The Saga Pattern is an alternative to the 2PC algorithm. What is the main reason preventing you of adopting Sagas?
I did not know about Sagas, but surely I will research and adopt it.
My concern was about the proper structure to coordinate the processes (specially when it is a web service process), so it can be controlled, and we can know exactly in which step the process failed and was rolled back.
It’s more easy to control processes when they are database processes (calling a procedure, executing an INSERT/UPDATE) because when it fails we have guarantee that the execution did not occur and we can call the compensating transactions for the previous processes with “no fear”.
My fear comes when the process is a Web Service, because it can return an error (a communication error like timeout) and still execute the instruction.

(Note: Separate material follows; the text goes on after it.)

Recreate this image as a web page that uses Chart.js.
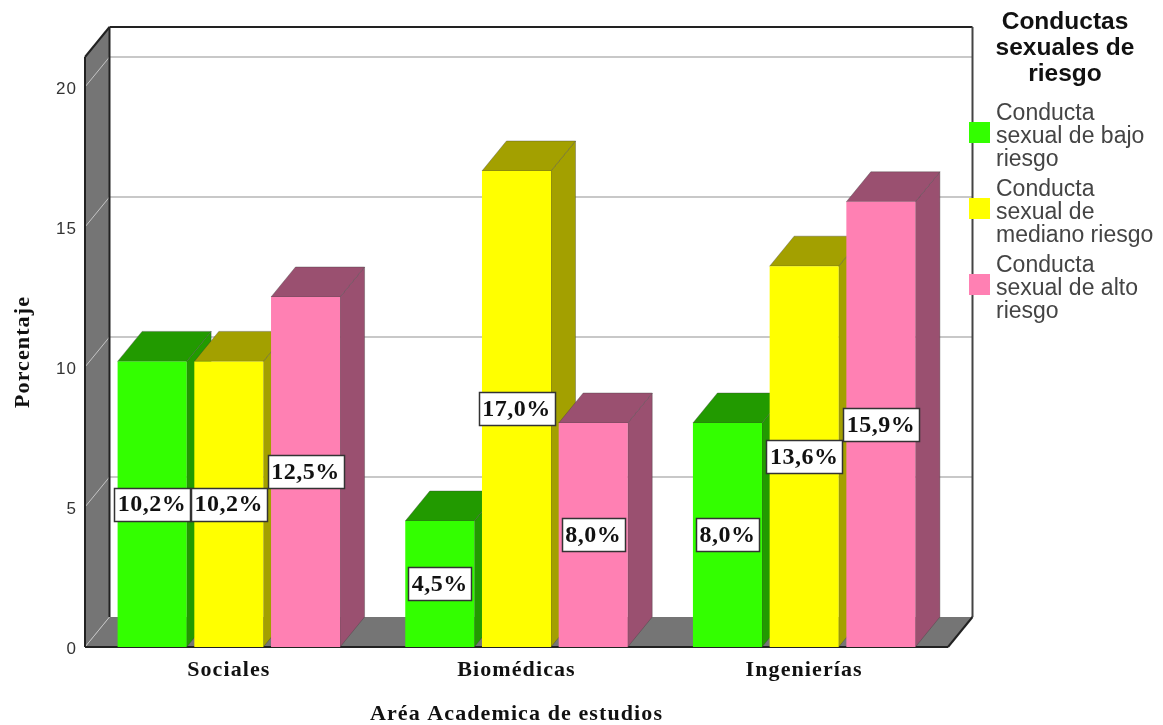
<!DOCTYPE html>
<html lang="es">
<head>
<meta charset="utf-8">
<title>Conductas sexuales de riesgo</title>
<script src="https://cdn.jsdelivr.net/npm/chart.js@4"></script>
<style>
  html, body { margin: 0; padding: 0; background: #fff; }
  canvas { display: block; }
</style>
</head>
<body>
<canvas id="chart" width="1163" height="725"></canvas>
<script>
const areas = ["Sociales", "Biomédicas", "Ingenierías"];
const bajoRiesgo = [10.2, 4.5, 8.0];
const medianoRiesgo = [10.2, 17.0, 13.6];
const altoRiesgo = [12.5, 8.0, 15.9];

const serieNames = ["Conducta sexual de bajo riesgo", "Conducta sexual de mediano riesgo", "Conducta sexual de alto riesgo"];
const legendLines = [
    ["Conducta", "sexual de bajo", "riesgo"],
    ["Conducta", "sexual de", "mediano riesgo"],
    ["Conducta", "sexual de alto", "riesgo"]
];
const legendTitle = ["Conductas", "sexuales de", "riesgo"];

const frontColors = ["#33ff00", "#ffff00", "#ff80b3"];
const sideColors = ["#229a00", "#a3a000", "#9a5070"];

const yMax = 21.07;
const depthX = 24.5;
const depthY = 30;
const wallGrey = "#757575";
const frameDark = "#222";

const formatPercent = (value) => `${value.toFixed(1).replace(".", ",")}%`;

const polygon = (ctx, points, fill, stroke, lineWidth) => {
    ctx.beginPath();
    points.forEach(([x, y], i) => (i ? ctx.lineTo(x, y) : ctx.moveTo(x, y)));
    ctx.closePath();
    if (fill) {
        ctx.fillStyle = fill;
        ctx.fill();
    }
    if (stroke) {
        ctx.strokeStyle = stroke;
        ctx.lineWidth = lineWidth || 1;
        ctx.stroke();
    }
};

const line = (ctx, x1, y1, x2, y2, color, lineWidth) => {
    ctx.beginPath();
    ctx.moveTo(x1, y1);
    ctx.lineTo(x2, y2);
    ctx.strokeStyle = color;
    ctx.lineWidth = lineWidth;
    ctx.stroke();
};

// back wall, left wall, floor and the grid that runs over them,
// then the side and top faces of every bar left to right
const wallsPlugin = {
    id: "walls",
    beforeDraw(chart) {
        // axis text is spaced out a little, the legend and value boxes set their own
        chart.ctx.letterSpacing = "1.1px";
    },
    beforeDatasetsDraw(chart) {
        const { ctx, chartArea: { left, right, top, bottom }, scales: { y } } = chart;
        ctx.save();
        polygon(ctx, [[left, top], [left + depthX, top - depthY], [left + depthX, bottom - depthY], [left, bottom]], wallGrey);
        polygon(ctx, [[left, bottom], [left + depthX, bottom - depthY], [right + depthX, bottom - depthY], [right, bottom]], wallGrey);

        y.ticks.forEach((tick) => {
            const py = y.getPixelForValue(tick.value);
            line(ctx, left, py, left + depthX, py - depthY, "#c4c4c4", 1);
            if (tick.value > 0) {
                line(ctx, left + depthX, py - depthY, right + depthX, py - depthY, "#c8c8c8", 2);
            }
        });

        line(ctx, left + depthX, top - depthY, right + depthX, top - depthY, frameDark, 2);
        line(ctx, right + depthX, top - depthY, right + depthX, bottom - depthY, "#444", 2);
        line(ctx, left + depthX, top - depthY, left + depthX, bottom - depthY, frameDark, 2);
        line(ctx, left, top, left + depthX, top - depthY, frameDark, 2);
        line(ctx, left, top, left, bottom, frameDark, 2);
        line(ctx, right, bottom, right + depthX, bottom - depthY, frameDark, 2);
        line(ctx, left, bottom, right, bottom, frameDark, 2);

        chart.data.datasets.forEach((dataset, i) => {
            const side = sideColors[i];
            chart.getDatasetMeta(i).data.forEach((bar) => {
                const x0 = bar.x - bar.width / 2;
                const x1 = bar.x + bar.width / 2;
                polygon(ctx, [[x1, bar.y], [x1 + depthX, bar.y - depthY], [x1 + depthX, bar.base - depthY], [x1, bar.base]], side, "rgba(60,60,60,0.35)", 1);
                polygon(ctx, [[x0, bar.y], [x0 + depthX, bar.y - depthY], [x1 + depthX, bar.y - depthY], [x1, bar.y]], side, "rgba(60,60,60,0.35)", 1);
            });
        });
        ctx.restore();
    },
    // value boxes sit at the middle of each bar, above everything else
    afterDatasetsDraw(chart) {
        const { ctx } = chart;
        ctx.save();
        ctx.font = 'bold 24px "Liberation Serif"';
        ctx.letterSpacing = "0.5px";
        ctx.textAlign = "center";
        ctx.textBaseline = "middle";
        chart.data.datasets.forEach((dataset, i) => {
            chart.getDatasetMeta(i).data.forEach((bar, j) => {
                const text = formatPercent(dataset.data[j]);
                const w = Math.round(ctx.measureText(text).width) + 7;
                const h = 33;
                const cy = (bar.y + bar.base) / 2;
                const bx = Math.round(bar.x - w / 2) + 0.5;
                const by = Math.round(cy - h / 2) + 0.5;
                ctx.fillStyle = "#fff";
                ctx.fillRect(bx, by, w, h);
                ctx.strokeStyle = "#333";
                ctx.lineWidth = 1.5;
                ctx.strokeRect(bx, by, w, h);
                ctx.fillStyle = "#111";
                ctx.fillText(text, bar.x, cy + 1);
            });
        });
        ctx.restore();
    }
};

// three-line entries with the title stacked above them
const legendPlugin = {
    id: "stackedLegend",
    afterDraw(chart) {
        const { ctx } = chart;
        ctx.save();
        ctx.letterSpacing = "0px";
        ctx.textBaseline = "middle";
        ctx.textAlign = "center";
        ctx.fillStyle = "#111";
        ctx.font = 'bold 24.5px "Liberation Sans"';
        legendTitle.forEach((text, i) => ctx.fillText(text, 1065, 22 + i * 26));

        ctx.textAlign = "left";
        ctx.font = '23px "Liberation Sans"';
        legendLines.forEach((lines, i) => {
            const top = 113 + i * 76;
            ctx.fillStyle = chart.data.datasets[i].backgroundColor;
            ctx.fillRect(969, top + 9, 21, 21);
            ctx.fillStyle = "#444";
            lines.forEach((text, k) => ctx.fillText(text, 996, top + 1 + k * 23));
        });
        ctx.restore();
    }
};

const createChart = () => {
    const ctx = document.querySelector("canvas#chart");

    new Chart(ctx, {
        type: "bar",
        data: {
            labels: areas,
            datasets: [
                { label: serieNames[0], data: bajoRiesgo, backgroundColor: frontColors[0] },
                { label: serieNames[1], data: medianoRiesgo, backgroundColor: frontColors[1] },
                { label: serieNames[2], data: altoRiesgo, backgroundColor: frontColors[2] }
            ]
        },
        options: {
            responsive: false,
            animation: false,
            layout: { padding: { top: 57, right: 215, bottom: 0, left: 0 } },
            plugins: {
                legend: { display: false },
                tooltip: { enabled: false }
            },
            scales: {
                x: {
                    afterFit: (scale) => { scale.height = 78; },
                    grid: { display: false },
                    border: { display: false },
                    ticks: {
                        color: "#111",
                        padding: 2,
                        maxRotation: 0,
                        font: { family: "Liberation Serif", size: 22, weight: "bold" }
                    },
                    title: {
                        display: true,
                        text: "Aréa Academica de estudios",
                        color: "#111",
                        padding: { top: 0, bottom: -3 },
                        font: { family: "Liberation Serif", size: 22, weight: "bold" }
                    }
                },
                y: {
                    min: 0,
                    max: yMax,
                    afterFit: (scale) => { scale.width = 85; },
                    grid: { display: false },
                    border: { display: false },
                    ticks: {
                        stepSize: 5,
                        includeBounds: false,
                        color: "#333",
                        padding: 0,
                        labelOffset: 2,
                        font: { family: "Liberation Sans", size: 17 }
                    },
                    title: {
                        display: true,
                        text: "Porcentaje",
                        color: "#111",
                        padding: { top: 10, bottom: 0 },
                        font: { family: "Liberation Serif", size: 22, weight: "bold" }
                    }
                }
            }
        },
        plugins: [wallsPlugin, legendPlugin]
    });
};

createChart();
</script>
</body>
</html>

Then because it returned an error, I will call the compensating transactions for all previous processes, finishing with a corrupt result.
process 1: write in database
process 2: write in database
process 3: call web service
process 4: write database
Execution of the processes:
1. process 1: success
2. process 2: success
3. process 3: error (timeout) *but it executed the instruction in the third party (timeout is not a guarantee that the webservice was not executed since it is a comunication problem and not a business error)
4. compensate process 2
5. compensate process 1
In this case the process 3 was not compensated generating a corrupt result.
I don’t know if it’s a Saga Pattern concept, but maybe a workaround would be having two categories of errors, errors that assure us that the process did not occur (business errors) and errors that cannot guarantee the execution or not of the process (comunication errors) so, depending on the error we will do the proper compensating execution.
I will test your engine and return to you with feedback.
I am still working on the library. But it would be a pleasure to help you.